G'day all.
Quoting Thorkil Naur <[EMAIL PROTECTED]>:
Finding the "machine epsilon", perhaps, that is, the smallest
(floating point,
surely) number for which 1.0+machine_eps==1.0 would be a candidate?
The machine epsilon is the smallest relative separation between two
adjacent normalised floating point numbers. (The largest is the
machine epsilon multiplied by the radix, more or less.)
So as I understand it, if you're thinking relative error, this test:
(fabs(x1-x2) < machine_eps * fabs(x1))
should be true if and only if x1 == x2, assuming that x1 and x2 are
nonzero and normalised.
I've always had the impression that using the machine epsilon for
pseudo-equality testing is fairly useless, especially if you can work
out a meaningful problem-specific tolerance.

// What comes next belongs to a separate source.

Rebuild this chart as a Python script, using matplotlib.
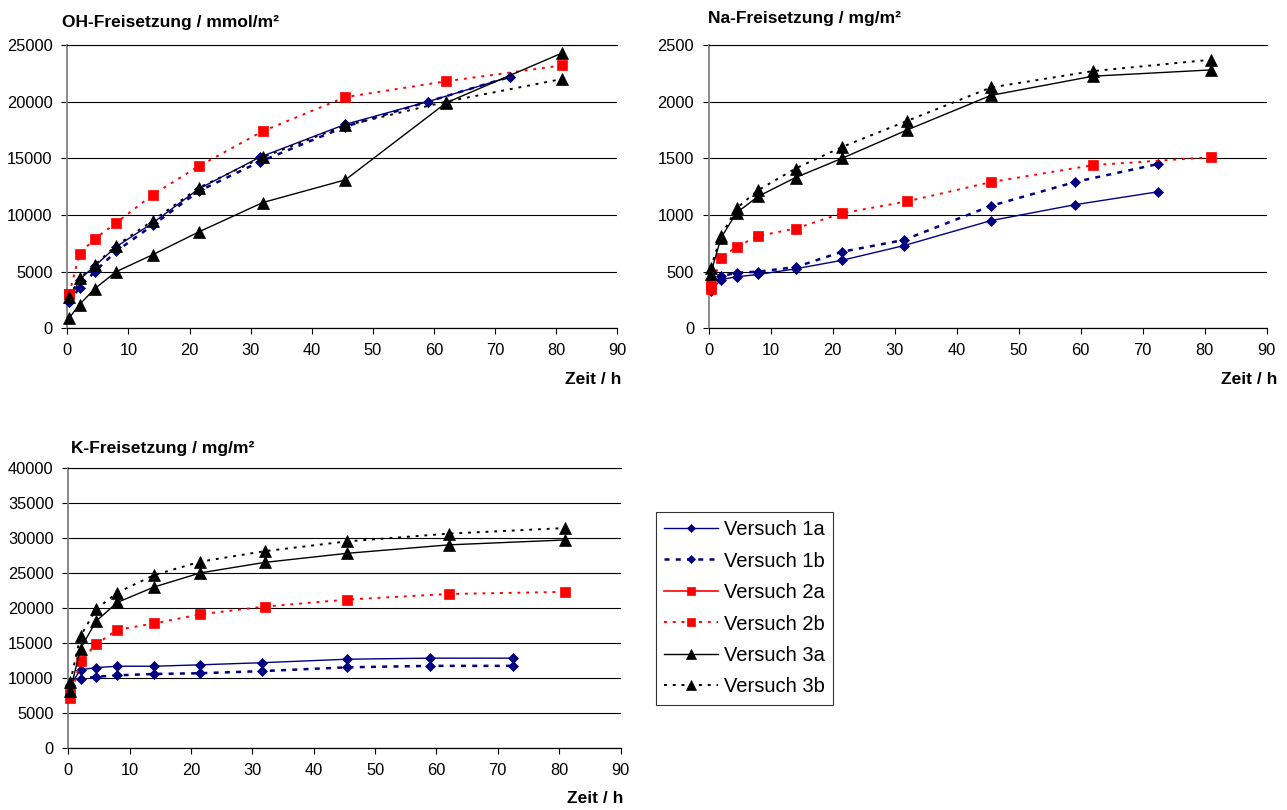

What seems to be more useful is using the machine epsilon to compute an
estimate of how much relative error your algorithm accumulates. I've
seen this in a lot of Serious Numeric Code(tm), and I've done it myself
(probably inexpertly) a few times.
I haven't tried this, but I imagine that a computed relative error
estimate could be useful for assisting your approximate-equality
tests under some circumstances. Richard might know of some
circumstances where this sort of thing would be useful.